Different to most other Omo tribes, these Ari do not dress in traditional clothes. They are extremely relaxed with foreigners, interested in genuine interaction and there is none of that dishing out Birr for Photos on end.
One family was preparing a traditional “Injera” and invited Heidi to make one as well, which actually turned out quite well. It was the first time we tasted this type. It was very light and almost sweet, the best one we had in Ethiopia. Our little cook-out eventually comforted one of the little boys in the family. He was crying bitterly, because his mother had not bought him flips flops at the market as she had promised. Our delicious Injera made him move out of the bushes where he was hiding.

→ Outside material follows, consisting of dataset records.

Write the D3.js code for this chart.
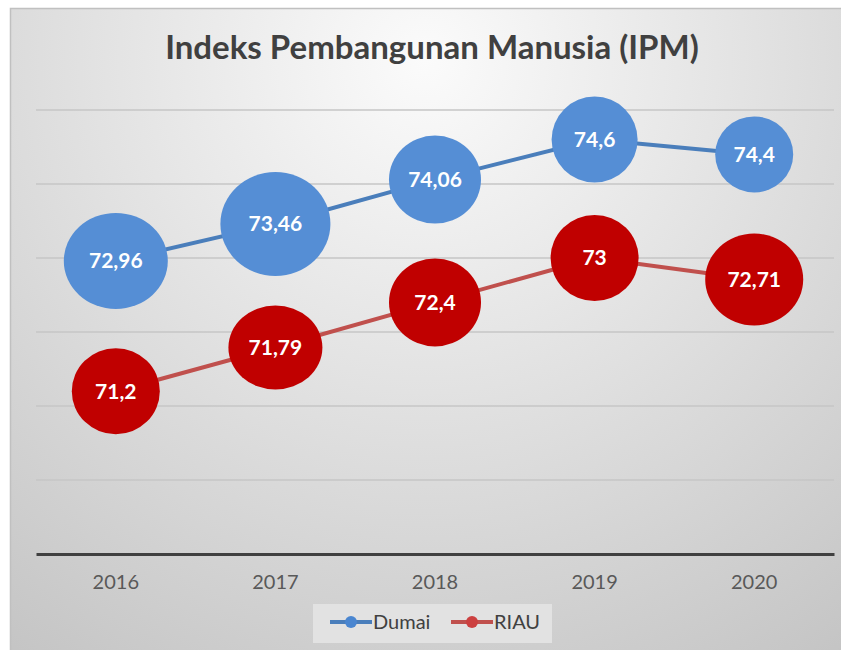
<!DOCTYPE html>
<html><head><meta charset="utf-8">
<script src="https://cdn.jsdelivr.net/npm/d3@7"></script>
<style>body{margin:0;background:#fff}svg{display:block}</style>
</head><body>
<svg id="c" width="841" height="650"></svg>
<script>
const years = ["2016","2017","2018","2019","2020"];
const dumai = [72.96, 73.46, 74.06, 74.6, 74.4];
const riau = [71.2, 71.79, 72.4, 73, 72.71];
const seriesNames = ["Dumai","RIAU"];
const yTicks = [70,71,72,73,74,75];
const labelTexts = {Dumai:["72,96","73,46","74,06","74,6","74,4"], RIAU:["71,2","71,79","72,4","73","72,71"]};
// label bubble radii (style)
const bubbleRx = {Dumai:[52,55,46,43,39], RIAU:[44,47,46,44,49]};
const bubbleRy = {Dumai:[48,52,44,43,38], RIAU:[43,42,44,43,46]};

const svg = d3.select("#c");
const defs = svg.append("defs");
const rg = defs.append("radialGradient").attr("id","bg").attr("gradientUnits","userSpaceOnUse")
  .attr("cx",425).attr("cy",60).attr("r",730);
rg.append("stop").attr("offset",0).attr("stop-color","#fbfbfb");
rg.append("stop").attr("offset",1).attr("stop-color","#c4c4c4");

svg.append("rect").attr("x",10).attr("y",8).attr("width",831).attr("height",642)
  .attr("fill","url(#bg)");
svg.append("path").attr("d","M10.5,650 V8.5 H841").attr("fill","none").attr("stroke","#c0c0c0").attr("stroke-width",1.5);

svg.append("text").attr("x",432).attr("y",59).attr("text-anchor","middle")
  .attr("font-family","Lato, 'Open Sans', sans-serif").attr("font-weight","bold")
  .attr("font-size",33).attr("fill","#404040").text("Indeks Pembangunan Manusia (IPM)");

const x = d3.scaleBand().domain(years).range([36,834]);
const y = d3.scaleLinear().domain([69,75]).range([554,110]);

const grid = svg.append("g");
grid.selectAll("line").data(yTicks).join("line")
  .attr("x1",36).attr("x2",834).attr("y1",d=>y(d)).attr("y2",d=>y(d))
  .attr("stroke","#c6c6c6").attr("stroke-width",1.5);

const xAxis = svg.append("g").attr("transform","translate(0,554)")
  .call(d3.axisBottom(x).tickSize(0).tickPadding(21));
xAxis.select(".domain").attr("stroke","#404040").attr("stroke-width",3);
xAxis.selectAll("text").attr("font-family","Lato, sans-serif").attr("font-size",20).attr("fill","#595959");

const series = [
  {name:"Dumai", values:dumai, line:"#4a7ebb", fill:"#558ed5"},
  {name:"RIAU", values:riau, line:"#c0504d", fill:"#c00000"}
];
const cx = d => x(d) + x.bandwidth()/2;
const lineGen = d3.line().x((d,i)=>cx(years[i])).y(d=>y(d));

series.forEach(s=>{
  svg.append("path").datum(s.values).attr("d",lineGen).attr("fill","none")
    .attr("stroke",s.line).attr("stroke-width",4);
});
series.forEach(s=>{
  const g = svg.append("g");
  g.selectAll("ellipse").data(s.values).join("ellipse")
    .attr("cx",(d,i)=>cx(years[i])).attr("cy",d=>y(d))
    .attr("rx",(d,i)=>bubbleRx[s.name][i]).attr("ry",(d,i)=>bubbleRy[s.name][i])
    .attr("fill",s.fill);
  g.selectAll("text").data(s.values).join("text")
    .attr("x",(d,i)=>cx(years[i])).attr("y",d=>y(d)).attr("dy","0.35em")
    .attr("text-anchor","middle").attr("font-family","Lato, sans-serif")
    .attr("font-weight","bold").attr("font-size",21).attr("fill","#ffffff")
    .text((d,i)=>labelTexts[s.name][i]);
});

// legend
const lg = svg.append("g");
lg.append("rect").attr("x",313).attr("y",604).attr("width",239).attr("height",39).attr("fill","#e2e2e2");
const legItems = [{name:seriesNames[0],c:"#4a7ebb",m:"#4a86d0",x:330},{name:seriesNames[1],c:"#c0504d",m:"#cc4040",x:451}];
legItems.forEach(it=>{
  lg.append("line").attr("x1",it.x).attr("x2",it.x+42).attr("y1",622).attr("y2",622).attr("stroke",it.c).attr("stroke-width",4);
  lg.append("circle").attr("cx",it.x+21).attr("cy",622).attr("r",6).attr("fill",it.m);
  lg.append("text").attr("x",it.x+43).attr("y",622).attr("dy","0.35em").attr("font-family","Lato, sans-serif")
    .attr("font-size",20).attr("fill","#404040").text(it.name);
});
</script>
</body></html>
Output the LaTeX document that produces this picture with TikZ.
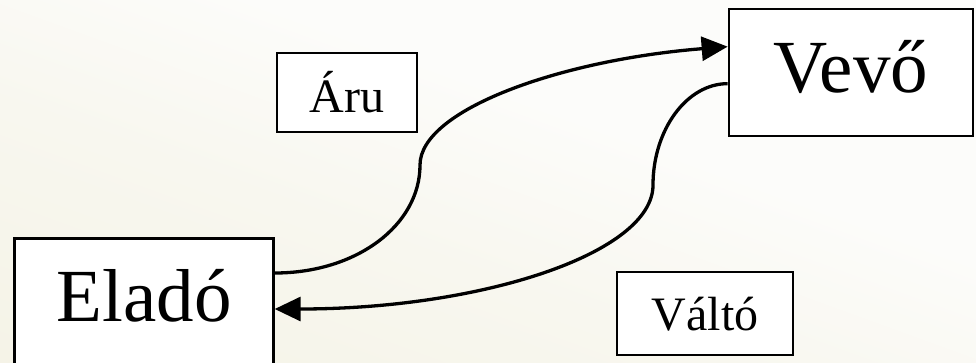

In another compound a lady was modeling an Injera plate from clay in no-time. It was a fascinating to watch her tempo and precision. For a long time we sat down with the village blacksmith who was in the process of making a cow-bell. He did not use more than two or three tools to do so. With a bellow made from leather, he kept his fire at the right temperature, while he turned his masterpiece in the fire looking at it critically.
Just before we left the older pupils returned from school and we had a chance to look at their notebooks and what they are being taught. These kids, who do not speak one coherent sentence in English, had copied pages and pages of complicated definitions of physical laws and categorizations of African languages.